» Task objective
Check each line of the listing for the string "that", then state how many lines have it. Only the number is wanted.

(Extracted data entries)
##############################

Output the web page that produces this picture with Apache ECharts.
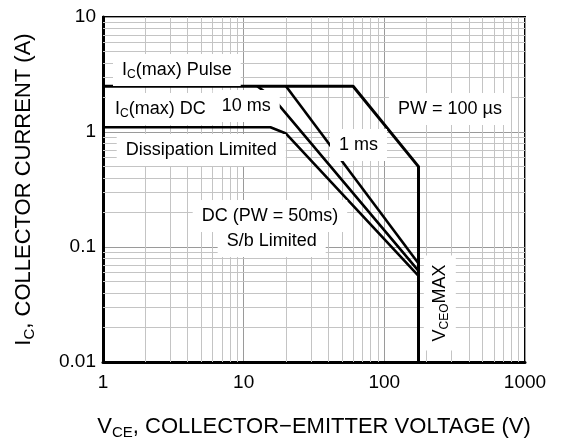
<!DOCTYPE html>
<html><head><meta charset="utf-8">
<script src="https://cdn.jsdelivr.net/npm/echarts@6/dist/echarts.min.js"></script>
<style>html,body{margin:0;padding:0;background:#fff}#c{width:561px;height:440px}</style>
</head><body><div id="c"></div>
<script>
// ---- data ----
const xTicks = [1, 10, 100, 1000];
const yTicks = [0.01, 0.1, 1, 10];
const xMinorGrid = [2,3,4,5,6,7,8,9,20,30,40,50,60,70,80,90,200,300,400,500,600,700,800,900];
const yMinorGrid = [0.02,0.03,0.04,0.05,0.06,0.07,0.08,0.09,0.2,0.3,0.4,0.5,0.6,0.7,0.8,0.9,2,3,4,5,6,7,8,9];
// PW = 100 us (pulse limit + VCEO max)
const pulseV = [1, 60, 175, 175];
const pulseI = [2.5, 2.5, 0.5, 0.01];
// 1 ms
const ms1V = [20, 175];
const ms1I = [2.5, 0.072];
// 10 ms
const ms10V = [12.5, 16, 175];
const ms10I = [2.5, 2.0, 0.062];
// DC
const dcV = [1, 15.5, 20, 175];
const dcI = [1.1, 1.1, 0.97, 0.056];

const F = '"Liberation Sans", Arial, Helvetica, sans-serif';
const richBase = {
  a: {fontFamily: F, fontSize: 18, color: '#000', lineHeight: 22},
  s: {fontFamily: F, fontSize: 12, color: '#000', lineHeight: 22, verticalAlign: 'bottom'}
};
const richTitle = {
  a: {fontFamily: F, fontSize: 22, color: '#000', lineHeight: 26},
  s: {fontFamily: F, fontSize: 15, color: '#000', lineHeight: 26, verticalAlign: 'bottom'}
};
const annotations = [
  {text: '{a|I}{s|C}{a|(max) Pulse}', at: [1.365, 3.46]},
  {text: '{a|I}{s|C}{a|(max) DC}', at: [1.217, 1.585]},
  {text: '{a|10 ms}', at: [6.98, 1.683]},
  {text: '{a|Dissipation Limited}', at: [1.45, 0.697]},
  {text: '{a|PW = 100 \u00b5s}', at: [125, 1.585]},
  {text: '{a|1 ms}', at: [47.6, 0.771]},
  {text: '{a|DC (PW = 50ms)}', at: [5.03, 0.186]},
  {text: '{a|S/b Limited}', at: [7.57, 0.1128]},
  {text: '{a|V}{s|CEO}{a|MAX}', at: [248, 0.0326], rotate: true}
];

const chart = echarts.init(document.getElementById('c'));
const pairs = (xs, ys) => xs.map((x, i) => [x, ys[i]]);
const curve = (name, xs, ys, w) => ({
  type: 'line', name, data: pairs(xs, ys), symbol: 'none', z: 5, silent: true,
  lineStyle: {color: '#000', width: w}
});
const fmt = ticks => v => {
  const t = ticks.find(t => Math.abs(Math.log10(t) - Math.log10(v)) < 1e-6);
  return t === undefined ? '' : String(t);
};

chart.setOption({
  animation: false,
  grid: {left: 103, top: 17, right: 36, bottom: 78, show: true, borderColor: '#000', borderWidth: 2,
         containLabel: false, outerBoundsMode: 'none'},
  xAxis: {
    type: 'log', logBase: 10, min: 1, max: 1000,
    axisLine: {show: true, onZero: false, lineStyle: {color: '#000', width: 3}},
    axisTick: {show: false},
    splitLine: {show: true, lineStyle: {color: '#9a9a9a', width: 1}},
    axisLabel: {fontFamily: F, fontSize: 19, color: '#000', margin: 11, formatter: fmt(xTicks)},
    name: '{a|V}{s|CE}{a|, COLLECTOR\u2212EMITTER VOLTAGE (V)}',
    nameLocation: 'middle', nameGap: 52,
    nameTextStyle: {rich: richTitle}
  },
  yAxis: {
    type: 'log', logBase: 10, min: 0.01, max: 10,
    axisLine: {show: true, onZero: false, lineStyle: {color: '#000', width: 3}},
    axisTick: {show: false},
    splitLine: {show: true, lineStyle: {color: '#9a9a9a', width: 1}},
    axisLabel: {fontFamily: F, fontSize: 19, color: '#000', margin: 7, formatter: fmt(yTicks)},
    name: '{a|I}{s|C}{a|, COLLECTOR CURRENT (A)}',
    nameLocation: 'middle', nameGap: 66,
    nameTextStyle: {rich: richTitle}
  },
  series: [
    {
      type: 'line', name: 'minorGrid', data: [], z: 1, silent: true,
      markLine: {
        silent: true, symbol: ['none', 'none'], label: {show: false},
        lineStyle: {color: '#c4c4c4', width: 1, type: 'solid'},
        emphasis: {disabled: true},
        data: xMinorGrid.map(v => ({xAxis: v})).concat(yMinorGrid.map(v => ({yAxis: v})))
      }
    },
    curve('PW = 100 us', pulseV, pulseI, 3),
    curve('1 ms', ms1V, ms1I, 2.6),
    curve('10 ms', ms10V, ms10I, 2.6),
    curve('DC', dcV, dcI, 2.6)
  ]
});

const graphics = annotations.map(an => {
  const p = chart.convertToPixel({gridIndex: 0}, an.at);
  if (an.rotate) {
    return {
      type: 'text', x: p[0], y: p[1], rotation: Math.PI / 2, z: 100,
      style: {text: an.text, rich: richBase, align: 'center', verticalAlign: 'middle',
              backgroundColor: '#fff', padding: [5, 9]}
    };
  }
  return {
    type: 'text', x: p[0] - 9, y: p[1], z: 100,
    style: {text: an.text, rich: richBase, align: 'left', verticalAlign: 'middle',
            backgroundColor: '#fff', padding: [5, 9]}
  };
});
chart.setOption({graphic: graphics});
</script>
</body></html>
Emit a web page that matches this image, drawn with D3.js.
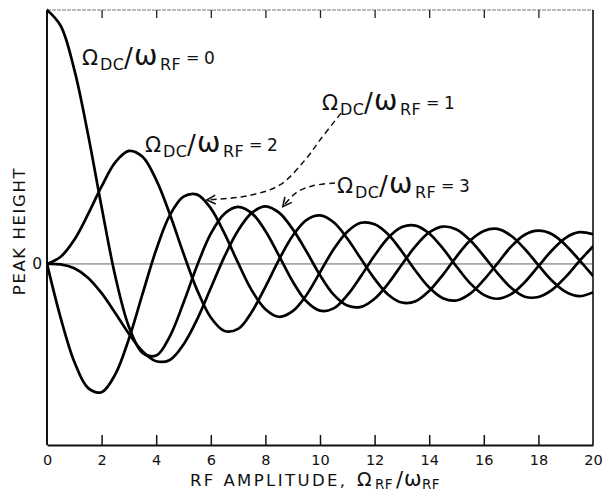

##############################

» Full solution
2